Viva la FCC! Now get out there and make that IBOC AM work!
 
spectacle said:
But the conditions we have today we have only 1996 to thank. A year where the FCC made the most socialist decision in it's history ruining radio forever and allowing artificial life support to save the apparently "imperiled" radio industry.

I'd point the finger first at lobbying organizations ... which would have, as first in line, NAB.

In those days some guy from Texas with a few radio stations got WAYYYY involved with the NAB and they loved him. Lowry Mays by name. He went to DC with NAB and convinced all them leg-is-la-----tors that all this change was absolutely necessary for Telecom, and oh yeah, they also need a few changes to radio as long as "adjustments" were in the works. After all that went down, Mr.
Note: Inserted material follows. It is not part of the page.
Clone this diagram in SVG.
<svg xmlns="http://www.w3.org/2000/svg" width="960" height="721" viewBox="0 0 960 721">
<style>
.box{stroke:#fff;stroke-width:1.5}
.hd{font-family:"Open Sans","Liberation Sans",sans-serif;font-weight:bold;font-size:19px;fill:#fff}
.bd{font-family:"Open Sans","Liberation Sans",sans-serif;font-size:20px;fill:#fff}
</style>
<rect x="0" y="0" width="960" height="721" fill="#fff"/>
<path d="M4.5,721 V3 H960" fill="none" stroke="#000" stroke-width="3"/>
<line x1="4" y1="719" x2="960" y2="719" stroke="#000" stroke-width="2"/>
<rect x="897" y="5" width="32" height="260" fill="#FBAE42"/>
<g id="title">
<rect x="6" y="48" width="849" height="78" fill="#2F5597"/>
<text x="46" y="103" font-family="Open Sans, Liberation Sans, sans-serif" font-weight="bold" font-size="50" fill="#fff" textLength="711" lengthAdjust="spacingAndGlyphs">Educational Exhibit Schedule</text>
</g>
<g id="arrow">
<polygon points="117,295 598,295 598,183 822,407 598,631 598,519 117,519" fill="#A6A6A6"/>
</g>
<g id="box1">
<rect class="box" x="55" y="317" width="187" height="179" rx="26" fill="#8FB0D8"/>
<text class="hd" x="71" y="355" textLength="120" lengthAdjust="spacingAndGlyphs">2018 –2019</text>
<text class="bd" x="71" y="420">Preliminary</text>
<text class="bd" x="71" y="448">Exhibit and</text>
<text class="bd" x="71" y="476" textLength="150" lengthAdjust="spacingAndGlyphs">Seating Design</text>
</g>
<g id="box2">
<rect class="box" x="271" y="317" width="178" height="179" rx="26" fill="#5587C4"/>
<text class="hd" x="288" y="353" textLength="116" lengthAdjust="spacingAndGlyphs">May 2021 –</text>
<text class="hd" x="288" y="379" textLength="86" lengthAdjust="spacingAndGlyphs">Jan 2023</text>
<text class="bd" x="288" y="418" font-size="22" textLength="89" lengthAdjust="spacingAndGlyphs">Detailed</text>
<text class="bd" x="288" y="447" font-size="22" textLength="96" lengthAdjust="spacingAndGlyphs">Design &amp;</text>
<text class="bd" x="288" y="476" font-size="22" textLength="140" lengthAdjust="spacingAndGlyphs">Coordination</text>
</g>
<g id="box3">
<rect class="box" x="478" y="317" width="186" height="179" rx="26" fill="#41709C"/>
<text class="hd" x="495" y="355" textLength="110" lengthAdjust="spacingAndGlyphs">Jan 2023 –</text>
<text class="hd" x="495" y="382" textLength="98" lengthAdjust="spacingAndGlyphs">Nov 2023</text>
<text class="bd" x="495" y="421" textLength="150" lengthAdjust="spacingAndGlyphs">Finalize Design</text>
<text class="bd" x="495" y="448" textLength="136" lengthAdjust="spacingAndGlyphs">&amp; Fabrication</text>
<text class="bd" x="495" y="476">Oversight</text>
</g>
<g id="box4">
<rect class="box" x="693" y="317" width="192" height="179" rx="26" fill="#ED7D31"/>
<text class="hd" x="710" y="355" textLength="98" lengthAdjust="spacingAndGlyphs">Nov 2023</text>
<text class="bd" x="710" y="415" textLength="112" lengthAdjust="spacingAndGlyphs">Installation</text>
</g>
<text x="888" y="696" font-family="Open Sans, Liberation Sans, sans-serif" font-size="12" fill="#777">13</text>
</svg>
Mays from Texas had very little to do with NAB any more ... he had other issues on his plate with lots and lots of quick acquisitions.

A few years ago Bill Clinton addressed R&R convention and told the audience that had people explained to him the impact the Telecom Bill would have had on Radio industry he never would have let it go all the way through.
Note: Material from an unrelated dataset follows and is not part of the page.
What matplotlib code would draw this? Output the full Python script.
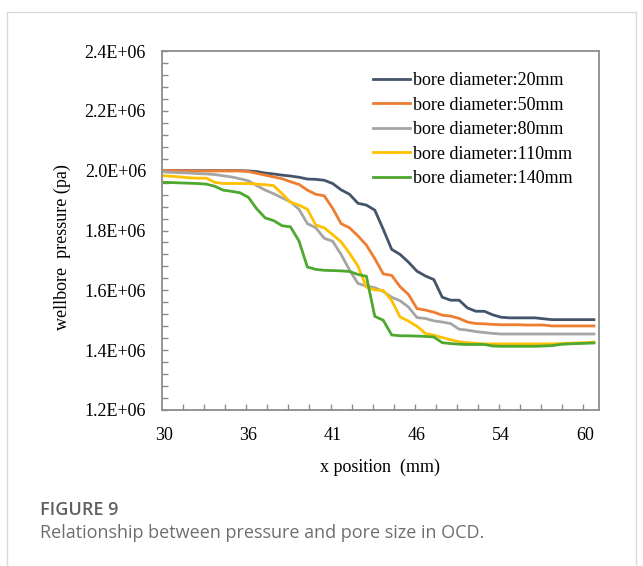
import matplotlib
matplotlib.use("Agg")
import matplotlib.pyplot as plt
from matplotlib.ticker import FuncFormatter, MultipleLocator, FixedLocator
from matplotlib.lines import Line2D

# category axis: one point per x position, labels every 10th point
tick_labels = ['30', '36', '41', '46', '54', '60']
label_idx = [0, 10, 20, 30, 40, 50]

# wellbore pressure (x1e6 pa)
p_20mm = [2.000, 2.000, 2.000, 2.000, 2.000, 2.000, 2.000, 2.000, 2.000, 2.000,
          1.999, 1.997, 1.992, 1.989, 1.985, 1.982, 1.978, 1.972, 1.971, 1.968,
          1.957, 1.936, 1.921, 1.891, 1.885, 1.868, 1.804, 1.737, 1.720, 1.694,
          1.664, 1.648, 1.636, 1.577, 1.567, 1.567, 1.541, 1.530, 1.530, 1.518,
          1.510, 1.508, 1.508, 1.508, 1.508, 1.505, 1.502, 1.502, 1.502, 1.502,
          1.502, 1.502]
p_50mm = [2.000, 2.000, 1.999, 1.999, 1.999, 1.999, 1.999, 1.999, 1.999, 1.999,
          1.997, 1.991, 1.985, 1.979, 1.973, 1.963, 1.954, 1.935, 1.921, 1.916,
          1.874, 1.823, 1.809, 1.782, 1.751, 1.706, 1.655, 1.650, 1.612, 1.586,
          1.539, 1.534, 1.527, 1.517, 1.514, 1.506, 1.494, 1.489, 1.488, 1.486,
          1.485, 1.485, 1.485, 1.484, 1.484, 1.484, 1.481, 1.481, 1.481, 1.481,
          1.481, 1.481]
p_80mm = [1.996, 1.994, 1.993, 1.992, 1.990, 1.989, 1.987, 1.983, 1.979, 1.973,
          1.966, 1.950, 1.935, 1.923, 1.909, 1.896, 1.871, 1.823, 1.809, 1.774,
          1.764, 1.720, 1.668, 1.623, 1.614, 1.609, 1.596, 1.577, 1.565, 1.544,
          1.509, 1.506, 1.498, 1.494, 1.489, 1.470, 1.467, 1.462, 1.459, 1.456,
          1.454, 1.454, 1.454, 1.454, 1.454, 1.454, 1.454, 1.454, 1.454, 1.454,
          1.454, 1.454]
p_110mm = [1.983, 1.981, 1.979, 1.976, 1.975, 1.975, 1.961, 1.957, 1.957, 1.957,
           1.957, 1.955, 1.953, 1.950, 1.923, 1.894, 1.885, 1.871, 1.818, 1.809,
           1.786, 1.762, 1.724, 1.681, 1.611, 1.601, 1.600, 1.566, 1.511, 1.497,
           1.480, 1.456, 1.450, 1.442, 1.435, 1.428, 1.425, 1.423, 1.421, 1.421,
           1.421, 1.421, 1.421, 1.421, 1.421, 1.421, 1.421, 1.422, 1.423, 1.424,
           1.425, 1.427]
p_140mm = [1.961, 1.960, 1.959, 1.958, 1.957, 1.955, 1.948, 1.935, 1.931, 1.926,
           1.911, 1.872, 1.842, 1.833, 1.816, 1.812, 1.765, 1.678, 1.670, 1.667,
           1.666, 1.665, 1.663, 1.653, 1.647, 1.513, 1.500, 1.451, 1.448, 1.448,
           1.447, 1.446, 1.444, 1.425, 1.422, 1.420, 1.419, 1.419, 1.419, 1.414,
           1.413, 1.413, 1.413, 1.413, 1.413, 1.414, 1.415, 1.419, 1.421, 1.422,
           1.423, 1.424]

series = [p_20mm, p_50mm, p_80mm, p_110mm, p_140mm]
names = ['bore diameter:20mm', 'bore diameter:50mm', 'bore diameter:80mm',
         'bore diameter:110mm', 'bore diameter:140mm']
colors = ['#44546A', '#ED7D31', '#A5A5A5', '#FFC000', '#4EA72E']

serif = ['Liberation Serif', 'DejaVu Serif']
fs = 13
W, H = 643, 566

fig = plt.figure(figsize=(W / 100, H / 100), dpi=100)
ax = fig.add_axes([162 / W, 1 - 410 / H, (599 - 162) / W, (410 - 51) / H])

for vals, name, c in zip(series, names, colors):
    ax.plot(range(len(vals)), [v * 1e6 for v in vals], color=c, lw=2.0,
            label=name, solid_joinstyle='miter')

ax.set_xlim(-0.25, 51.6)
ax.set_ylim(1.2e6, 2.4e6)

# y axis
ax.yaxis.set_major_locator(MultipleLocator(0.2e6))
ax.yaxis.set_minor_locator(MultipleLocator(0.04e6))
ax.yaxis.set_major_formatter(FuncFormatter(lambda v, p: '{:.1E}'.format(v)))
ax.tick_params(axis='y', which='both', direction='in', length=4, width=1,
               color='#8C8C8C', pad=11.5, labelsize=fs)

# x axis: labels every 10 points, small ticks every 2.5 points
ax.xaxis.set_major_locator(FixedLocator(label_idx))
ax.set_xticklabels(tick_labels)
ax.xaxis.set_minor_locator(FixedLocator([-0.25 + 2.5 * k for k in range(1, 21)]))
ax.tick_params(axis='x', which='major', length=0, pad=12.5, labelsize=fs)
ax.tick_params(axis='x', which='minor', direction='in', length=4, width=1,
               color='#8C8C8C')

for lab in ax.get_xticklabels() + ax.get_yticklabels():
    lab.set_family(serif)

for s in ax.spines.values():
    s.set_color('#8C8C8C')
    s.set_linewidth(1.3)

ax.set_xlabel('x position  (mm)', family=serif, fontsize=fs, labelpad=10)
ax.set_ylabel('wellbore  pressure (pa)', family=serif, fontsize=fs)
ax.yaxis.set_label_coords((71 - 162) / 437, 0.454)

leg = ax.legend(loc='upper left', bbox_to_anchor=(373 / W, 1 - 72 / H),
                bbox_transform=fig.transFigure, frameon=False,
                prop={'family': serif, 'size': fs}, handlelength=2.05,
                handletextpad=0.17, labelspacing=0.42, borderpad=0,
                borderaxespad=0)

# page frame and caption
frame_col = '#D9D9D9'
fig.add_artist(Line2D([7 / W, 636 / W], [1 - 12 / H, 1 - 12 / H],
                      transform=fig.transFigure, color=frame_col, lw=1))
fig.add_artist(Line2D([7 / W, 7 / W], [1 - 12 / H, 0],
                      transform=fig.transFigure, color=frame_col, lw=1))
fig.add_artist(Line2D([636 / W, 636 / W], [1 - 12 / H, 0],
                      transform=fig.transFigure, color=frame_col, lw=1))

fig.text(40 / W, 1 - 510 / H, 'FIGURE 9', family=['Open Sans', 'DejaVu Sans'],
         fontsize=13, fontweight='semibold', color='#5F5F5F', va='center')
fig.text(40 / W, 1 - 533 / H, 'Relationship between pressure and pore size in OCD.',
         family=['Open Sans', 'DejaVu Sans'], fontsize=13, color='#6E6E6E',
         va='center')

fig.savefig('out.png', dpi=100)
And now this week ... the little ol' boy from Texas is going to be getting his payoff; and all the people in his organization are dealing with all them there "cuts".
 
....and what will the reaction be if the numbers go UP after this latest initiative?
 
Dan's got a point, "We're cutting advertising and promotions here but go to the Ford dealer (who just had the worst year in their history) and convince him he needs to spend an extra 10 percent with us so he doesn't lose market share." Most local advertisers these days will see right thru that and now expect a 15 percent decrease in their rate.
 
I'm with you guys on the mixed messages from radio....

so maybe it's time to take the "convergence" issues SERIOUSLY (instead of just making panels at conventions and using them for money-generating seminars, etc.) and actually DO things that channel the audience toward an advertiser through whatever means/approach is most appropriate for that particular relationship? Gotta cut rate?? Then make a creative online campaign ... and maybe use the lower on-air to solidify the big fish relationships so they stay with you in better times; or use the low rate to cultivate new relationships that have a shot at paying off down the road.

But, we just seem dead-focused on the avail sheet, the quarterly reports, etc. and in the BIG picture the game piece never advances. We have incredible audience relationships and communities that can deliver awareness to businesses who want it. It's not JUST about the 30's and 60's as a means of reaching that community.
 
"When times are good you should advertise. When times are bad you MUST advertise."

That's the stock answer every sales rep uses when a client says times are tough and they ain't got the cash to spend. I've been doing this for a long time and like you other folks have always gotten way beyond aggravated when stations cut promotions budgets. Because if they really believed that saying...

But it's the way it's been since time and memorial.